Day 4: On this long day trip out of Tbilisi, we drove the infamous and incredibly picturesque Georgian Military Road to Kazbegi, a majestic mountain towering over a little town of the same name. Multiple stops to admire the bucolic views of the mountains dotted with grazing sheep on their slopes, old fortresses, gorges, and waterfalls were the main attractions of the day capped with exploring the Sergenti church dramatically set with Kazbegi mountain as the background.
Day 5: We ventured into the eastern region of Kakheti known for its countless old fortresses, beautiful lakes, and world-renowned wineries of the Alazani valley. On our way to Telavi, where we celebrated Victor’s mom’s birthday and spent the night, we stopped by an old and crumbling fortress of Ujarma, poked our noses into the Alaverdi monastery surrounded by grapevines, and drove through the pastoral landscapes of the Alazani valley.
Day 6: We continued our drive through Kakheti, stopping by lakes Lopota and Ilya, exploring the old fortress of Gremi and Nekresi monastery, and ending our day with an incredible visit to a winery in Kvareli, where we had dinner and were served the exceptional dishes of Georgian cuisine with the restaurant providing unparallel views of the Alazani valley.

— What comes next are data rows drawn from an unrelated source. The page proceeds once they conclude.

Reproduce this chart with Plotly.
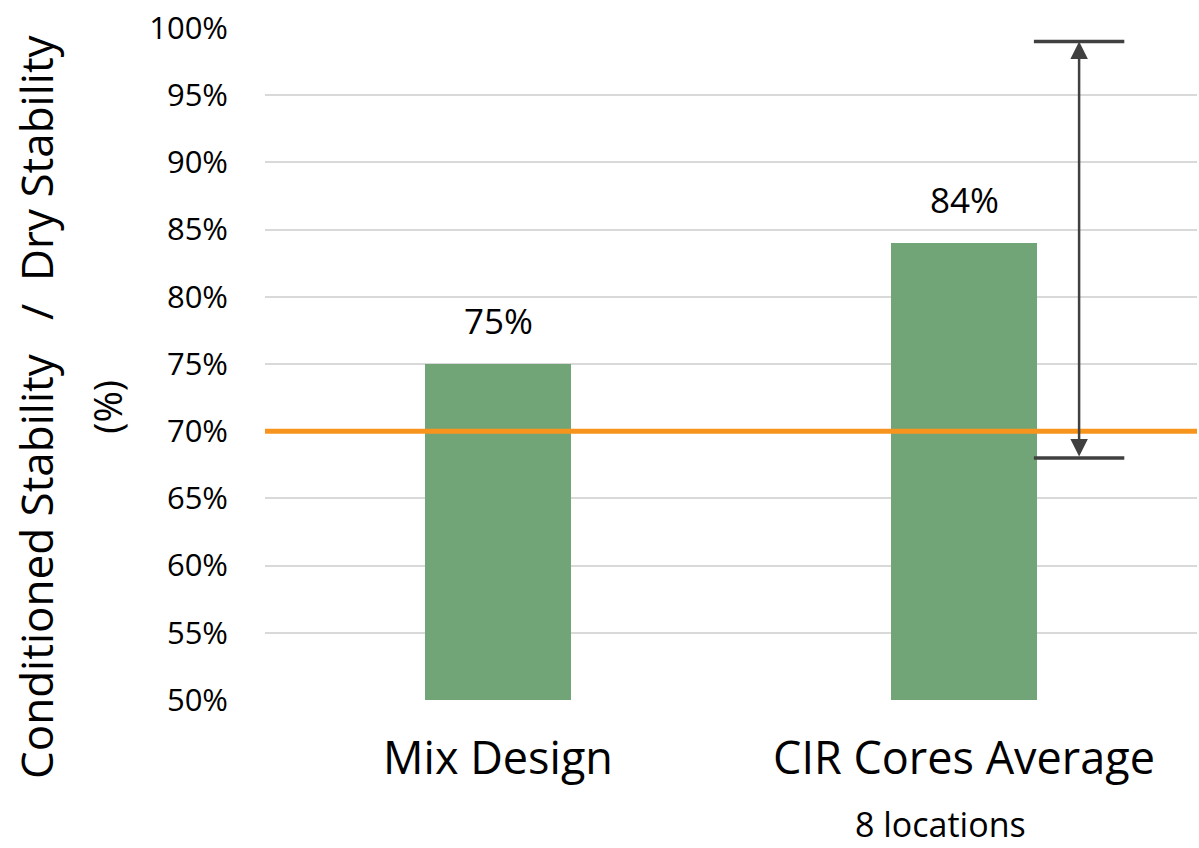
import plotly.graph_objects as go

# Stability ratio results
categories = ["Mix Design", "CIR Cores Average"]
ratio_pct = [75, 84]
bar_labels = ["75%", "84%"]
cores_err_plus = 15
cores_err_minus = 16
cores_note = "8 locations"
threshold_pct = 70
y_ticks = [50, 55, 60, 65, 70, 75, 80, 85, 90, 95, 100]
y_tick_labels = [f"{v}%" for v in y_ticks]
y_title_main = "Conditioned Stability\u00a0\u00a0\u00a0/\u00a0\u00a0Dry Stability"
y_title_unit = "(%)"

FONT = "Open Sans"
BAR_COLOR = "#71a577"
LINE_COLOR = "#f7941d"
ERR_COLOR = "#404040"
ERR_OFFSET = 0.247   # error arrow sits to the right of the cores bar
CAP_HALF = 0.097

x_idx = list(range(len(categories)))

fig = go.Figure()
fig.add_trace(go.Bar(
    x=x_idx, y=ratio_pct, width=0.313,
    marker=dict(color=BAR_COLOR, line=dict(width=0)),
    hoverinfo="skip", showlegend=False,
))

# minimum requirement line
fig.add_shape(type="line", xref="paper", yref="y", x0=0, x1=1,
              y0=threshold_pct, y1=threshold_pct,
              line=dict(color=LINE_COLOR, width=5), layer="above")

# value labels above bars
for i, (v, t) in enumerate(zip(ratio_pct, bar_labels)):
    fig.add_annotation(x=i, y=v, text=t, showarrow=False, yanchor="bottom",
                       yshift=18, font=dict(family=FONT, size=35, color="#000"))

# range of core results shown as a double-headed arrow with caps
ex = 1 + ERR_OFFSET
y_hi = ratio_pct[1] + cores_err_plus
y_lo = ratio_pct[1] - cores_err_minus
fig.add_annotation(x=ex, y=y_hi, ax=ex, ay=y_lo, xref="x", yref="y",
                   axref="x", ayref="y", text="", showarrow=True,
                   arrowhead=2, arrowside="end+start", arrowsize=1.4,
                   arrowwidth=2.5, arrowcolor=ERR_COLOR, standoff=0,
                   startstandoff=0)
for yy in (y_hi, y_lo):
    fig.add_shape(type="line", xref="x", yref="y", x0=ex - CAP_HALF,
                  x1=ex + CAP_HALF, y0=yy, y1=yy,
                  line=dict(color=ERR_COLOR, width=3.5))

# y-axis title (two lines)
fig.add_annotation(xref="paper", yref="paper", x=-0.245, y=0.437,
                   xanchor="center", yanchor="middle",
                   text=y_title_main, textangle=-90, showarrow=False,
                   font=dict(family=FONT, size=44, color="#000"))
fig.add_annotation(xref="paper", yref="paper", x=-0.169, y=0.437,
                   xanchor="center", yanchor="middle",
                   text=y_title_unit, textangle=-90, showarrow=False,
                   font=dict(family=FONT, size=38, color="#000"))

# note under the second category
fig.add_annotation(xref="x", yref="paper", x=0.95, y=-0.185, text=cores_note,
                   showarrow=False, yanchor="middle", borderpad=0,
                   font=dict(family=FONT, size=34, color="#000"))

fig.update_layout(
    width=1199, height=848,
    margin=dict(l=265, r=2, t=28, b=148),
    paper_bgcolor="white", plot_bgcolor="white",
    font=dict(family=FONT, color="#000"),
    bargap=0,
    xaxis=dict(tickmode="array", tickvals=x_idx, ticktext=categories,
               range=[-0.5, 1.5], showgrid=False, zeroline=False,
               showline=False, ticks="", ticklabelstandoff=28,
               tickfont=dict(family=FONT, size=45, color="#000")),
    yaxis=dict(range=[50, 100], tickmode="array", tickvals=y_ticks,
               ticktext=y_tick_labels, showgrid=True, gridcolor="#d9d9d9",
               gridwidth=2, zeroline=False, showline=False, ticks="",
               ticklabelstandoff=36,
               tickfont=dict(family=FONT, size=31, color="#000")),
)

fig.write_html("out.html")
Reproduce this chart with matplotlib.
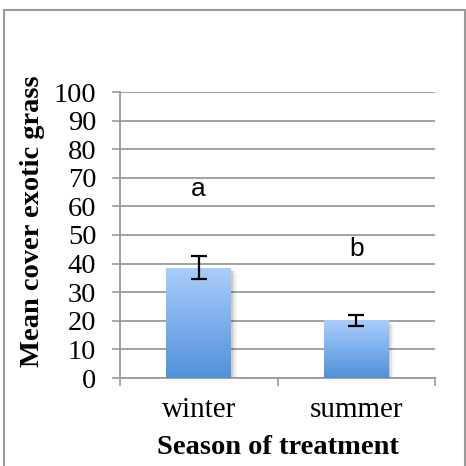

Day 7: On this day, we explored the town of Kvareli with its quirky museums and had a wine tasting at a world-renowned Kindzmarauli winery. We finished the day in Sighnaghi, a picturesque hill town with cobblestone streets that felt very much Italian.
Day 8: We finished our journey in the Kakheti region and Georgia overall by exploring Sighnaghi and its surroundings, including visiting the pilgrimage site of Bodbe monastery and the hometown and museum of a very famous Georgian, a nativist artist Niko Pirosmani.
Even though we managed to cover a very large part of the country in just one week, I absolutely plan on coming back. Years later, I am still in love with the food, the wine, the sites, one particular dog, and every person I met. After all, Georgia is expecting us back as well.